Kisses from Seville!
Hi Scarlett-- Yes, vegetable shortening has a higher melting point than butter, so the frostings that contain more shortening will be more stable in the heat. Let us know what you think!
Thank you! I ordered it and received it last week! Trying this recipe out right now. Can't wait to try it!
I've had a batch of the Fluffy Vanilla Buttercream in the frig for about 2 weeks. Can I still use it?
Hi Krista, it is good in the refrigerator 2 weeks and can be frozen for 3 months
Thanks BeBe!
Hi. I am attempting to make the baby leopard cake and using this buttercream frosting for the first time. Would using the Cisco butter shortening sticks work in this recipe?
Hi Be-Be and Melissa, thank you for your wonderful instructions on cake decorating, your videos are excelent to follow and I admire both of you for your talent & ideas.
I need to ask you girls where can I get the popcorn salt, any brand name or store where I can get it, I'm from Maryland and I will like to try this recipe without of being to sweet. Thank you.
Hi Isabel, the popcorn salt we use is made by Kernel Season's . Any brand will be fine, ours is from our local grocery store on the isle with the popcorn. The popcorn salt just has a finer grain that will dissolve more quickly. You could also use your regular table salt, just dissolve it in the liquid you are using in the recipe. You could also use salted butter instead of unsalted and cut the sweetness further........ the buttercream would still be sweet enough.
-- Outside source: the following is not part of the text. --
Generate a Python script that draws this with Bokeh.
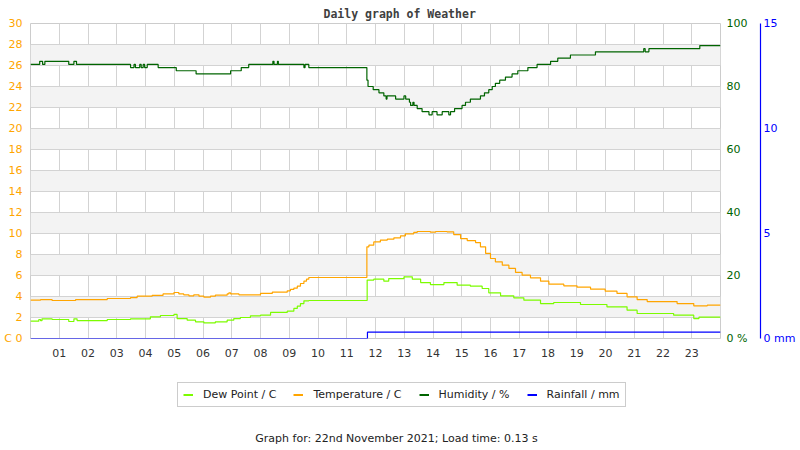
from bokeh.plotting import figure
from bokeh.layouts import column
from bokeh.models import (Range1d, LinearAxis, FixedTicker, Legend, LegendItem, Label)
from bokeh.embed import file_html
from bokeh.resources import INLINE

# ---------------- data ----------------
hour_ticks = list(range(1, 24))
hour_labels = ["01", "02", "03", "04", "05", "06", "07", "08", "09", "10", "11", "12",
               "13", "14", "15", "16", "17", "18", "19", "20", "21", "22", "23"]
temp_ticks = list(range(0, 31, 2))
hum_ticks = [0, 20, 40, 60, 80, 100]
rain_ticks = [0, 5, 10, 15]

hum_t = [0.0, 0.32, 0.42, 0.50, 1.33, 1.51, 1.60, 3.48, 3.60, 3.65, 3.80, 3.85, 3.92, 3.97,
         4.06, 4.44, 5.07, 5.76, 6.96, 7.33, 7.59, 8.43, 8.47, 8.59, 8.62, 9.51, 9.55, 9.68,
         11.70, 11.74, 11.92, 12.12, 12.29, 12.37, 12.40, 12.70, 12.99, 13.05, 13.18, 13.22,
         13.30, 13.34, 13.45, 13.62, 13.86, 13.97, 14.14, 14.32, 14.55, 14.61, 14.75, 15.01,
         15.13, 15.30, 15.65, 15.79, 15.94, 16.06, 16.17, 16.32, 16.52, 16.75, 16.95, 17.30,
         17.62, 18.09, 18.34, 18.78, 19.65, 21.33, 21.38, 21.51, 23.28, 24.0]
hum_v = [87, 88, 87, 88, 87, 88, 87, 86, 87, 86, 87, 86, 87, 86,
         87, 86, 85, 84, 85, 86, 87, 88, 87, 88, 87, 86, 87, 86,
         82, 80, 79, 78, 77, 76, 77, 76, 77, 76, 75, 74,
         75, 74, 73, 72, 71, 72, 71, 72, 71, 72, 73, 74,
         75, 76, 77, 78, 79, 80, 81, 82, 83, 84, 85, 86,
         87, 88, 89, 90, 91, 92, 91, 92, 93, 93]

temp_t = [0.0, 0.35, 0.75, 1.57, 2.67, 3.48, 3.71, 4.23, 4.61, 4.99, 5.16, 5.33, 5.51, 5.68,
          5.86, 6.03, 6.26, 6.43, 6.84, 6.90, 6.96, 7.25, 8.00, 8.41, 8.93, 9.04, 9.16, 9.28,
          9.39, 9.51, 9.60, 9.68, 11.70, 11.77, 11.94, 12.17, 12.41, 12.64, 12.87, 13.04,
          13.33, 13.45, 13.91, 14.09, 14.49, 14.72, 14.96, 15.19, 15.48, 15.65, 15.83, 16.00,
          16.17, 16.41, 16.64, 16.87, 17.10, 17.39, 17.74, 18.03, 18.55, 19.01, 19.48, 19.99,
          20.40, 20.75, 21.10, 21.45, 22.49, 23.07, 23.54, 24.0]
temp_v = [3.65, 3.71, 3.62, 3.71, 3.81, 3.90, 4.03, 4.10, 4.25, 4.38, 4.25, 4.16, 4.06, 4.16,
          4.03, 3.94, 4.03, 4.13, 4.25, 4.35, 4.25, 4.16, 4.29, 4.41, 4.54, 4.67, 4.79, 4.98,
          5.24, 5.46, 5.65, 5.81, 8.73, 8.89, 9.20, 9.37, 9.46, 9.59, 9.78, 9.97,
          10.10, 10.19, 10.13, 10.19, 10.16, 9.90, 9.52, 9.33, 9.14, 8.73, 8.10, 7.62,
          7.30, 6.98, 6.67, 6.29, 6.03, 5.78, 5.46, 5.17, 5.02, 4.89, 4.70, 4.51,
          4.29, 3.97, 3.71, 3.52, 3.33, 3.11, 3.17, 3.17]

dew_t = [0.0, 0.29, 0.35, 0.40, 0.75, 1.33, 1.51, 1.62, 2.67, 3.48, 4.17, 4.52, 4.99, 5.10,
         5.45, 5.74, 6.03, 6.43, 6.84, 7.07, 7.30, 7.65, 8.00, 8.35, 8.93, 9.16, 9.28, 9.39,
         9.51, 9.68, 11.71, 11.94, 12.29, 12.46, 12.99, 13.28, 13.57, 13.91, 14.38, 14.84,
         15.30, 15.71, 15.94, 16.35, 16.81, 17.16, 17.74, 18.20, 19.13, 20.05, 20.75, 21.10,
         22.37, 23.07, 23.25, 24.0]
dew_v = [1.65, 1.81, 1.70, 1.87, 1.81, 1.62, 1.87, 1.71, 1.81, 1.87, 2.06, 2.19, 2.29, 1.90,
         1.75, 1.59, 1.49, 1.59, 1.75, 1.90, 2.00, 2.16, 2.22, 2.48, 2.60, 2.86, 3.08, 3.33,
         3.59, 3.62, 5.56, 5.65, 5.46, 5.71, 5.87, 5.65, 5.33, 5.14, 5.33, 5.08,
         4.98, 4.76, 4.35, 4.06, 3.87, 3.65, 3.33, 3.43, 3.24, 3.02, 2.70, 2.38,
         2.22, 1.90, 2.03, 2.03]

rain_t = [0.0, 11.72, 24.0]
rain_v = [0.0, 0.3, 0.3]

series_names = ["Dew Point / C", "Temperature / C", "Humidity / %", "Rainfall / mm"]
footer_text = "Graph for: 22nd November 2021; Load time: 0.13 s"

C_DEW = "#7CFC00"
C_TEMP = "#FFA500"
C_HUM = "#006400"
C_RAIN = "#0000FF"
FONT = "DejaVu Sans"

# ---------------- main figure ----------------
p = figure(width=800, height=370, output_backend="svg", toolbar_location=None,
           x_range=Range1d(0, 24), y_range=Range1d(0, 30),
           min_border_left=30, min_border_right=80, min_border_top=23, min_border_bottom=32,
           background_fill_color="white", border_fill_color="white")
p.extra_y_ranges = {"hum": Range1d(0, 100), "rain": Range1d(0, 15)}
p.outline_line_color = "#cccccc"

p.title.text = "Daily graph of Weather"
p.title.align = "left"
p.title.offset = 293
p.title.standoff = 6
p.title.text_font = "DejaVu Sans Mono"
p.title.text_font_style = "bold"
p.title.text_font_size = "11.5px"
p.title.text_color = "#404040"

p.xgrid.ticker = FixedTicker(ticks=hour_ticks)
p.ygrid.ticker = FixedTicker(ticks=temp_ticks)
p.grid.grid_line_color = "#d3d3d3"
p.grid.grid_line_width = 1
p.ygrid.band_fill_color = "#f3f3f3"
p.ygrid.band_fill_alpha = 1.0

xa = p.xaxis[0]
xa.ticker = FixedTicker(ticks=hour_ticks)
xa.major_label_overrides = {t: l for t, l in zip(hour_ticks, hour_labels)}
xa.axis_line_color = None
xa.major_tick_line_color = None
xa.minor_tick_line_color = None
xa.major_tick_out = 0
xa.major_tick_in = 0
xa.major_label_standoff = 10
xa.major_label_text_color = "#333333"
xa.major_label_text_font = FONT
xa.major_label_text_font_size = "11px"

ya = p.yaxis[0]
ya.ticker = FixedTicker(ticks=temp_ticks)
ya.major_label_overrides = {0: "C 0"}
ya.axis_line_color = None
ya.major_tick_line_color = None
ya.minor_tick_line_color = None
ya.major_tick_out = 0
ya.major_tick_in = 0
ya.major_label_standoff = 8
ya.major_label_text_color = C_TEMP
ya.major_label_text_font = FONT
ya.major_label_text_font_size = "11px"

hax = LinearAxis(y_range_name="hum", ticker=FixedTicker(ticks=hum_ticks),
                 major_label_overrides={0: "0 %"},
                 axis_line_color=None, major_tick_line_color=None, minor_tick_line_color=None,
                 major_tick_out=0, major_tick_in=0, major_label_standoff=6,
                 major_label_text_color=C_HUM, major_label_text_font=FONT,
                 major_label_text_font_size="11px",
                 axis_label=" ", axis_label_standoff=0, axis_label_text_font_size="7px")
p.add_layout(hax, "right")

rax = LinearAxis(y_range_name="rain", ticker=FixedTicker(ticks=rain_ticks),
                 major_label_overrides={0: "0 mm"},
                 axis_line_color=C_RAIN, axis_line_width=1.2,
                 major_tick_line_color=None, minor_tick_line_color=None,
                 major_tick_out=0, major_tick_in=0, major_label_standoff=3,
                 major_label_text_color=C_RAIN, major_label_text_font=FONT,
                 major_label_text_font_size="11px")
p.add_layout(rax, "right")

p.step(rain_t, rain_v, mode="after", line_color=C_RAIN, line_width=1.2, y_range_name="rain")
p.step(hum_t, hum_v, mode="after", line_color=C_HUM, line_width=1.2, y_range_name="hum")
p.step(temp_t, temp_v, mode="after", line_color=C_TEMP, line_width=1.2)
p.step(dew_t, dew_v, mode="after", line_color=C_DEW, line_width=1.2)

# ---------------- legend / footer strip ----------------
# frame of this strip is aligned with the main frame (x 30..720), so map it to canvas px
q = figure(width=800, height=80, output_backend="svg", toolbar_location=None,
           x_range=Range1d(30, 720), y_range=Range1d(80, 0),
           x_axis_type=None, y_axis_type=None,
           min_border_left=0, min_border_right=0, min_border_top=0, min_border_bottom=0,
           background_fill_color="white", border_fill_color="white")
q.outline_line_color = None
q.grid.visible = False

colors = [C_DEW, C_TEMP, C_HUM, C_RAIN]
nan = float("nan")
items = []
for name, c in zip(series_names, colors):
    proxy = q.line([nan], [nan], line_color=c, line_width=2)   # legend swatch only
    items.append(LegendItem(label=name, renderers=[proxy]))

legend = Legend(items=items, orientation="horizontal", location=(147, 43),
                border_line_color="#999999", border_line_width=1,
                background_fill_color="white", background_fill_alpha=1,
                label_text_font=FONT, label_text_font_size="11px", label_text_color="#222222",
                glyph_width=10, glyph_height=13, label_height=13, label_standoff=10,
                spacing=17, padding=5, margin=0)
q.add_layout(legend, "center")

q.add_layout(Label(x=396, y=68, text=footer_text, text_align="center",
                   text_baseline="middle", text_font=FONT, text_font_size="11px",
                   text_color="#222222"))

layout = column(p, q, spacing=0)
open("out.html", "w").write(file_html(layout, INLINE))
Hi, I was wondering if this recipe is stiff enough for roses. Am trying to learn to make roses. Saw your rose tutorial and was just wondering if this recipe would work for those.
Hi biscuit33, I think it will be stiff enough, but you can always add a bit more confectioners sugar it necessary
I just tried this recipe. It is the first buttercream I have ever made (up until now I purchased it) and I loved it. It was so easy to make and was the perfect consistency for decorating my pink lemonaide cupcakes. Thanks!